• **What to work on**
Using the material below, copy every line where "this" appears.

• **Supplied data**
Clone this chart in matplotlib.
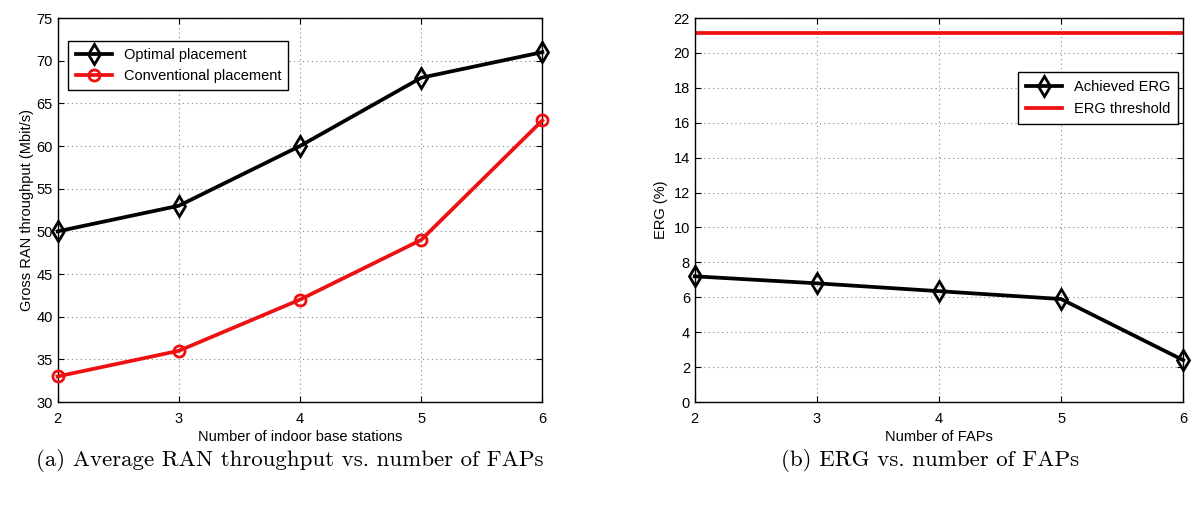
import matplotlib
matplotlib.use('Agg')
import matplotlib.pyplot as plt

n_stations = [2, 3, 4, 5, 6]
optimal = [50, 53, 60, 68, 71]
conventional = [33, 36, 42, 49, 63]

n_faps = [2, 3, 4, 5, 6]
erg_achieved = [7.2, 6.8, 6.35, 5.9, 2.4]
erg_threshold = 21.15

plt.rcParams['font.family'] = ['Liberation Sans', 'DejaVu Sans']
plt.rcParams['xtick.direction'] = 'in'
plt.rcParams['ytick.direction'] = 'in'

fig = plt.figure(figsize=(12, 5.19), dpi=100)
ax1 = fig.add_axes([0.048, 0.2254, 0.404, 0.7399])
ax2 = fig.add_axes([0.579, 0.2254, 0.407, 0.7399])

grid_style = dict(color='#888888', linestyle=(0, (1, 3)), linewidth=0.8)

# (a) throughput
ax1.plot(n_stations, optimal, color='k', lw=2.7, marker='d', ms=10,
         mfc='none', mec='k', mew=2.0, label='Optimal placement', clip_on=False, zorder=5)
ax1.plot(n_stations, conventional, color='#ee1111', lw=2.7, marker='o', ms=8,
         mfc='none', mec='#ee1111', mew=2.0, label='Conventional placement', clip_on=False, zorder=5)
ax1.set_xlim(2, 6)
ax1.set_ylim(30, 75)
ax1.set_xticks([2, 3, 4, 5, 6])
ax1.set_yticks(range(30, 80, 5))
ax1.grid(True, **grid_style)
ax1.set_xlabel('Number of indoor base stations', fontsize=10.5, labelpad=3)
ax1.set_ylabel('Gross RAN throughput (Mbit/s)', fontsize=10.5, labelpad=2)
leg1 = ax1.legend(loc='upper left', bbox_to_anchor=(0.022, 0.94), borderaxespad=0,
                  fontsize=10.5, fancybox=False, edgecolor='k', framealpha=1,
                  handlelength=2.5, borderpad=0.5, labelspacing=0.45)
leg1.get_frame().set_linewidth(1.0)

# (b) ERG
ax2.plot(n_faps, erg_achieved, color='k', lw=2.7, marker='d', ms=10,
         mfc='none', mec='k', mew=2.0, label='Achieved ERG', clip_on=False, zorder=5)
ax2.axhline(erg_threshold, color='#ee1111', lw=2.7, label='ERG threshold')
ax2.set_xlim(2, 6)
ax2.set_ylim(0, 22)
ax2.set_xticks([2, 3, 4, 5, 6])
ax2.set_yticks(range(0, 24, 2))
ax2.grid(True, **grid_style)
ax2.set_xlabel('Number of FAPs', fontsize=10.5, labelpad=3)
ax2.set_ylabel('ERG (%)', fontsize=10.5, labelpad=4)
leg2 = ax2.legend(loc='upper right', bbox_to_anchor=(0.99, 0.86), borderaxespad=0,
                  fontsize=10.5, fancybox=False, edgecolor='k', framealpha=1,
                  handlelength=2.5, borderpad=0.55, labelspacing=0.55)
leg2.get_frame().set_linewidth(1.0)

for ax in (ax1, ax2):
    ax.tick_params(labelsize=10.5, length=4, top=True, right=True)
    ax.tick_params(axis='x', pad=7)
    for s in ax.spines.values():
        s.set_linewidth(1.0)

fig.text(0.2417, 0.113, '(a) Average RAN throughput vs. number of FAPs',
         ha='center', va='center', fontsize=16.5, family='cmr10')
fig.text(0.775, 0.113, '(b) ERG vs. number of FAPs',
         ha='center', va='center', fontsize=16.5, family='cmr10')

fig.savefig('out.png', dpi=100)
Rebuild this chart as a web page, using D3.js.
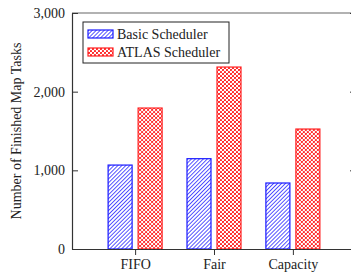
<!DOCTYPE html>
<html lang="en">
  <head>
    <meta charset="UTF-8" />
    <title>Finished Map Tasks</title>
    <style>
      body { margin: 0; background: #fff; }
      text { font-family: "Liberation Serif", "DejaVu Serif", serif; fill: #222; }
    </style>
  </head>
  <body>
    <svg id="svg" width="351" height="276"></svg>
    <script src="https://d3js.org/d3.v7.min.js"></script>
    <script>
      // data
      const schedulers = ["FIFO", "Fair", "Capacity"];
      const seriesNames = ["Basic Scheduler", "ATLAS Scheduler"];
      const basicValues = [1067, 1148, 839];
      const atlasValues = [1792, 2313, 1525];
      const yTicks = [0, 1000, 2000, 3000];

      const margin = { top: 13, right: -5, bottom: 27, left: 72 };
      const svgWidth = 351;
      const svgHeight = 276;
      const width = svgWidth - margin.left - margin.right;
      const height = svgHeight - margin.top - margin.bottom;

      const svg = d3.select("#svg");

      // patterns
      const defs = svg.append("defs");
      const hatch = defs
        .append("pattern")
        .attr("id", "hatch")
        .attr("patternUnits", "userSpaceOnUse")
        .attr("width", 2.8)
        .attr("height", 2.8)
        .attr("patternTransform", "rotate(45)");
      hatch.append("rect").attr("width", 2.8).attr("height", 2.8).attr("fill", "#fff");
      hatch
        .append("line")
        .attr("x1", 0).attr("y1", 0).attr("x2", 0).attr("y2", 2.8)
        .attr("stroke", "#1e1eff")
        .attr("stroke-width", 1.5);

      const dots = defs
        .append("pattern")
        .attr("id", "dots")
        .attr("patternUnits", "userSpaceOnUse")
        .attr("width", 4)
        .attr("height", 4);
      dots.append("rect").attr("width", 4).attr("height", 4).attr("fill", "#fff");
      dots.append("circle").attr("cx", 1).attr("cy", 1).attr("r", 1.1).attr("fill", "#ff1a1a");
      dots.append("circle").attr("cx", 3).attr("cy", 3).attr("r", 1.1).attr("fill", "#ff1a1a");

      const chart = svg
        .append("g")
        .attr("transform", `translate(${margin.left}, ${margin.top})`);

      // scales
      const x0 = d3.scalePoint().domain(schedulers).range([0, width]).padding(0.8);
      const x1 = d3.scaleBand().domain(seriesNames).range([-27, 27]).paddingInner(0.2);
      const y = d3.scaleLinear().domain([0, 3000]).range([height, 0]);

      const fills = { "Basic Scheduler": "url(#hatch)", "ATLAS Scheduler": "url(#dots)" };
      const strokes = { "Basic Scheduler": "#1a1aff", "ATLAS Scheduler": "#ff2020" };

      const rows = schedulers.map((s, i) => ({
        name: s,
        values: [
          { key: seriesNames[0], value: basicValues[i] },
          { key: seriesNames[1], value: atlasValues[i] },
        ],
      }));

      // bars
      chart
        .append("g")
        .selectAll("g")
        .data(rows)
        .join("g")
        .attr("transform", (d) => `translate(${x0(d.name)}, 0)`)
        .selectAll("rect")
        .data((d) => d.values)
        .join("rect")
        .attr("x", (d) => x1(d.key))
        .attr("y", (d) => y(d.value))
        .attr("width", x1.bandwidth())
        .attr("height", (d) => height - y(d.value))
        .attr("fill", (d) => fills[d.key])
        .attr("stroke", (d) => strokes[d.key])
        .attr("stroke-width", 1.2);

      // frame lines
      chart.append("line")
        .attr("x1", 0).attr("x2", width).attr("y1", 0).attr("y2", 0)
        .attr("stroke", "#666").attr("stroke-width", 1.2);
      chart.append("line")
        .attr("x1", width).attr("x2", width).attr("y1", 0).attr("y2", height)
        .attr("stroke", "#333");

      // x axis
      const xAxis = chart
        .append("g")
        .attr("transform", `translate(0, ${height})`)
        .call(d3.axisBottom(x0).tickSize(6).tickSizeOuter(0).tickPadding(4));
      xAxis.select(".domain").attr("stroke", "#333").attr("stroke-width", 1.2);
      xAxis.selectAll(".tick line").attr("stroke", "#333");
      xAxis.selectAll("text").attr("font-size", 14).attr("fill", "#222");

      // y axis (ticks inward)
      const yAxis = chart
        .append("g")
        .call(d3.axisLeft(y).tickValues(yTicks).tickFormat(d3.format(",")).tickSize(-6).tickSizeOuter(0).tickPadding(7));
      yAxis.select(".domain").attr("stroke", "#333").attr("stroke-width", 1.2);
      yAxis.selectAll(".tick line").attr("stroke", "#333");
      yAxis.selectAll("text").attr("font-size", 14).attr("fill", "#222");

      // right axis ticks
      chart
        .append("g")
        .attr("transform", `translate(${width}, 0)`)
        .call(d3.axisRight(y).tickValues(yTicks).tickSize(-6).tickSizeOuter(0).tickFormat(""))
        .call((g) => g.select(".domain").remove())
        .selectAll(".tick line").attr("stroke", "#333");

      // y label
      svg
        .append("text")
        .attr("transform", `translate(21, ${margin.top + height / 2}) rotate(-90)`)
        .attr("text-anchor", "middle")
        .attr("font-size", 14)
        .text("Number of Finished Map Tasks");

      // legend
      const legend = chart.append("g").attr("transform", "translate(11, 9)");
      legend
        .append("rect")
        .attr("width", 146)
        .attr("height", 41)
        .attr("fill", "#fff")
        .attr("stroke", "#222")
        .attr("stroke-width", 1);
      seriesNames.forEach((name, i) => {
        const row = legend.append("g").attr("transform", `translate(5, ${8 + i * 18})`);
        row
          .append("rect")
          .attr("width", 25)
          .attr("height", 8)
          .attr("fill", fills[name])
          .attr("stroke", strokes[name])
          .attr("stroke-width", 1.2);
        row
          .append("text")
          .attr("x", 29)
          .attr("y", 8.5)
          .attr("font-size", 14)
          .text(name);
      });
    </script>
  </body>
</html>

• **Answer to the task**
Clone this chart in matplotlib.
Rebuild this chart as a web page, using D3.js.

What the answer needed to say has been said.